*Work to be completed:* Produce an exact copy of all the data below, dropping every image.

*Supplied information:*

■ ■ ■ ■

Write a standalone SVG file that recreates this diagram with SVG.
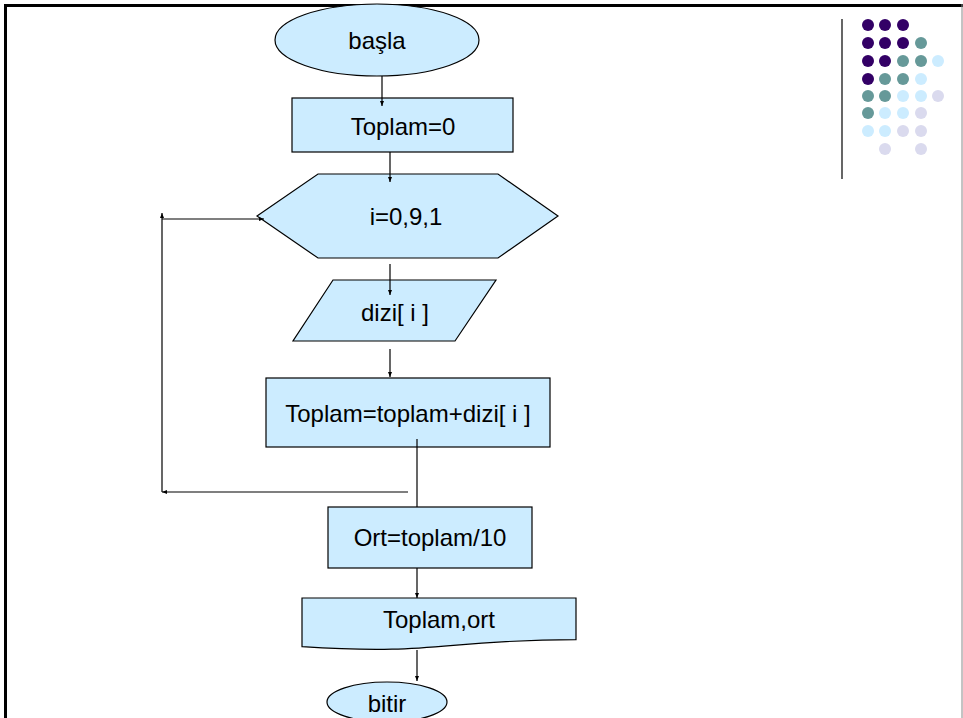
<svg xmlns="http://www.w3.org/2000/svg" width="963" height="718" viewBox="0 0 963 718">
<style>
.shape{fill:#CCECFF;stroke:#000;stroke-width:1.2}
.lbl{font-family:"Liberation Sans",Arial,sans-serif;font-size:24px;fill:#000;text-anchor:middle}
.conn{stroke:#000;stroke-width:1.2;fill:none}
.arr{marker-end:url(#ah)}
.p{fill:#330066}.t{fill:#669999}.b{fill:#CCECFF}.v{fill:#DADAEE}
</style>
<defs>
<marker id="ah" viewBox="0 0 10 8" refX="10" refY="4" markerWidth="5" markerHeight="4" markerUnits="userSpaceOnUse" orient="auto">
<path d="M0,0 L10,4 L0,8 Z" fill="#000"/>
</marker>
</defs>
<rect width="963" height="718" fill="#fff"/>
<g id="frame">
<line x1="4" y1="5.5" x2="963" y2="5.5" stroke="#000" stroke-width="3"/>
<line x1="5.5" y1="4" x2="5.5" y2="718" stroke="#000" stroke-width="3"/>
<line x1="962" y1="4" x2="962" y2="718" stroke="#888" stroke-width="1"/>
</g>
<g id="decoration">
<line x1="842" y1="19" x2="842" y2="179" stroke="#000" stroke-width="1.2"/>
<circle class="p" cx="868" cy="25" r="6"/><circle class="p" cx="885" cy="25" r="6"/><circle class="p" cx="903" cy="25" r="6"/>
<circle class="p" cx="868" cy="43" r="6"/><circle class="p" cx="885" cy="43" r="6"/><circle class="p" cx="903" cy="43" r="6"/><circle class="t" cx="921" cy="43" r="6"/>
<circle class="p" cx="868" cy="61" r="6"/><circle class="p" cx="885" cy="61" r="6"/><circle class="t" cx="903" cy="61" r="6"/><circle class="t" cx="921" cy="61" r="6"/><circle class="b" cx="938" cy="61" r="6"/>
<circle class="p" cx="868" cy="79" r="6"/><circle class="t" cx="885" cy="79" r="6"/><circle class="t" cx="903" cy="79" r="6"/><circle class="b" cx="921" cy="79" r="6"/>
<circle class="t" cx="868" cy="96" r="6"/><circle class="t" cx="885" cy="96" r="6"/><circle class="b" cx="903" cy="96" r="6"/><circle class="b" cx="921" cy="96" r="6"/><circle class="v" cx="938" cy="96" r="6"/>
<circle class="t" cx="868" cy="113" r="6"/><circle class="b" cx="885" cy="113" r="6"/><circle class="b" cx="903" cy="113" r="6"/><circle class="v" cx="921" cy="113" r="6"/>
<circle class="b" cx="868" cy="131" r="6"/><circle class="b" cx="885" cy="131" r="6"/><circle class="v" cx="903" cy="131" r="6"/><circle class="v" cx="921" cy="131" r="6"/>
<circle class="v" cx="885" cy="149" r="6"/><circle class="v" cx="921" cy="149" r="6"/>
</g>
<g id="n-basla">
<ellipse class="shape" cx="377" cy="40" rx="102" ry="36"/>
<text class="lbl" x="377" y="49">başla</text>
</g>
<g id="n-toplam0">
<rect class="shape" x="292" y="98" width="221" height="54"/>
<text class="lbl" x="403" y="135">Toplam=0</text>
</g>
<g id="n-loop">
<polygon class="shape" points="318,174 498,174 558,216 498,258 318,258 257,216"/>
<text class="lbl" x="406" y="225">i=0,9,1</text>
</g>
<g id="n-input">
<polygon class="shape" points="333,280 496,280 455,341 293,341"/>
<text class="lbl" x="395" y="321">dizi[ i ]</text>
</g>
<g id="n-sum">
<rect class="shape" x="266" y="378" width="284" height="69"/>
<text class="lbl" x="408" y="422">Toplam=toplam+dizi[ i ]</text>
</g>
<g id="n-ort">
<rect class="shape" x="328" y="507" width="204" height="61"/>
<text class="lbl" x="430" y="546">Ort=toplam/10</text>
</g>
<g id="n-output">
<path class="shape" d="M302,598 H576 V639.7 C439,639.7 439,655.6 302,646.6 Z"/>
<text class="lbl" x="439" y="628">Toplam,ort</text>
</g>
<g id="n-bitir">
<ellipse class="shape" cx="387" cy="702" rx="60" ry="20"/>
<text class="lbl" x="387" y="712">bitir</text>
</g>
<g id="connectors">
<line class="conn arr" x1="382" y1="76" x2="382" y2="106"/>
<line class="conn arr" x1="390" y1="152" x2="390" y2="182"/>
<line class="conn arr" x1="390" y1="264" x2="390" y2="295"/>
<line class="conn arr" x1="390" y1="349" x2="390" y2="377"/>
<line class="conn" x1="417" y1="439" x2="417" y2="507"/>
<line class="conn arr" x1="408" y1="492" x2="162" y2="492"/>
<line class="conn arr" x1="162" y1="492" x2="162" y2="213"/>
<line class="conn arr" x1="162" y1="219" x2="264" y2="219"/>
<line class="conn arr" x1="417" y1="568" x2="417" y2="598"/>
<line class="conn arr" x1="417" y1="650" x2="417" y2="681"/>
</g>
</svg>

■ ■ ■ ■

*Complete output:*
Write a standalone SVG file that recreates this diagram with SVG.
<svg xmlns="http://www.w3.org/2000/svg" width="963" height="718" viewBox="0 0 963 718">
<style>
.shape{fill:#CCECFF;stroke:#000;stroke-width:1.2}
.lbl{font-family:"Liberation Sans",Arial,sans-serif;font-size:24px;fill:#000;text-anchor:middle}
.conn{stroke:#000;stroke-width:1.2;fill:none}
.arr{marker-end:url(#ah)}
.p{fill:#330066}.t{fill:#669999}.b{fill:#CCECFF}.v{fill:#DADAEE}
</style>
<defs>
<marker id="ah" viewBox="0 0 10 8" refX="10" refY="4" markerWidth="5" markerHeight="4" markerUnits="userSpaceOnUse" orient="auto">
<path d="M0,0 L10,4 L0,8 Z" fill="#000"/>
</marker>
</defs>
<rect width="963" height="718" fill="#fff"/>
<g id="frame">
<line x1="4" y1="5.5" x2="963" y2="5.5" stroke="#000" stroke-width="3"/>
<line x1="5.5" y1="4" x2="5.5" y2="718" stroke="#000" stroke-width="3"/>
<line x1="962" y1="4" x2="962" y2="718" stroke="#888" stroke-width="1"/>
</g>
<g id="decoration">
<line x1="842" y1="19" x2="842" y2="179" stroke="#000" stroke-width="1.2"/>
<circle class="p" cx="868" cy="25" r="6"/><circle class="p" cx="885" cy="25" r="6"/><circle class="p" cx="903" cy="25" r="6"/>
<circle class="p" cx="868" cy="43" r="6"/><circle class="p" cx="885" cy="43" r="6"/><circle class="p" cx="903" cy="43" r="6"/><circle class="t" cx="921" cy="43" r="6"/>
<circle class="p" cx="868" cy="61" r="6"/><circle class="p" cx="885" cy="61" r="6"/><circle class="t" cx="903" cy="61" r="6"/><circle class="t" cx="921" cy="61" r="6"/><circle class="b" cx="938" cy="61" r="6"/>
<circle class="p" cx="868" cy="79" r="6"/><circle class="t" cx="885" cy="79" r="6"/><circle class="t" cx="903" cy="79" r="6"/><circle class="b" cx="921" cy="79" r="6"/>
<circle class="t" cx="868" cy="96" r="6"/><circle class="t" cx="885" cy="96" r="6"/><circle class="b" cx="903" cy="96" r="6"/><circle class="b" cx="921" cy="96" r="6"/><circle class="v" cx="938" cy="96" r="6"/>
<circle class="t" cx="868" cy="113" r="6"/><circle class="b" cx="885" cy="113" r="6"/><circle class="b" cx="903" cy="113" r="6"/><circle class="v" cx="921" cy="113" r="6"/>
<circle class="b" cx="868" cy="131" r="6"/><circle class="b" cx="885" cy="131" r="6"/><circle class="v" cx="903" cy="131" r="6"/><circle class="v" cx="921" cy="131" r="6"/>
<circle class="v" cx="885" cy="149" r="6"/><circle class="v" cx="921" cy="149" r="6"/>
</g>
<g id="n-basla">
<ellipse class="shape" cx="377" cy="40" rx="102" ry="36"/>
<text class="lbl" x="377" y="49">başla</text>
</g>
<g id="n-toplam0">
<rect class="shape" x="292" y="98" width="221" height="54"/>
<text class="lbl" x="403" y="135">Toplam=0</text>
</g>
<g id="n-loop">
<polygon class="shape" points="318,174 498,174 558,216 498,258 318,258 257,216"/>
<text class="lbl" x="406" y="225">i=0,9,1</text>
</g>
<g id="n-input">
<polygon class="shape" points="333,280 496,280 455,341 293,341"/>
<text class="lbl" x="395" y="321">dizi[ i ]</text>
</g>
<g id="n-sum">
<rect class="shape" x="266" y="378" width="284" height="69"/>
<text class="lbl" x="408" y="422">Toplam=toplam+dizi[ i ]</text>
</g>
<g id="n-ort">
<rect class="shape" x="328" y="507" width="204" height="61"/>
<text class="lbl" x="430" y="546">Ort=toplam/10</text>
</g>
<g id="n-output">
<path class="shape" d="M302,598 H576 V639.7 C439,639.7 439,655.6 302,646.6 Z"/>
<text class="lbl" x="439" y="628">Toplam,ort</text>
</g>
<g id="n-bitir">
<ellipse class="shape" cx="387" cy="702" rx="60" ry="20"/>
<text class="lbl" x="387" y="712">bitir</text>
</g>
<g id="connectors">
<line class="conn arr" x1="382" y1="76" x2="382" y2="106"/>
<line class="conn arr" x1="390" y1="152" x2="390" y2="182"/>
<line class="conn arr" x1="390" y1="264" x2="390" y2="295"/>
<line class="conn arr" x1="390" y1="349" x2="390" y2="377"/>
<line class="conn" x1="417" y1="439" x2="417" y2="507"/>
<line class="conn arr" x1="408" y1="492" x2="162" y2="492"/>
<line class="conn arr" x1="162" y1="492" x2="162" y2="213"/>
<line class="conn arr" x1="162" y1="219" x2="264" y2="219"/>
<line class="conn arr" x1="417" y1="568" x2="417" y2="598"/>
<line class="conn arr" x1="417" y1="650" x2="417" y2="681"/>
</g>
</svg>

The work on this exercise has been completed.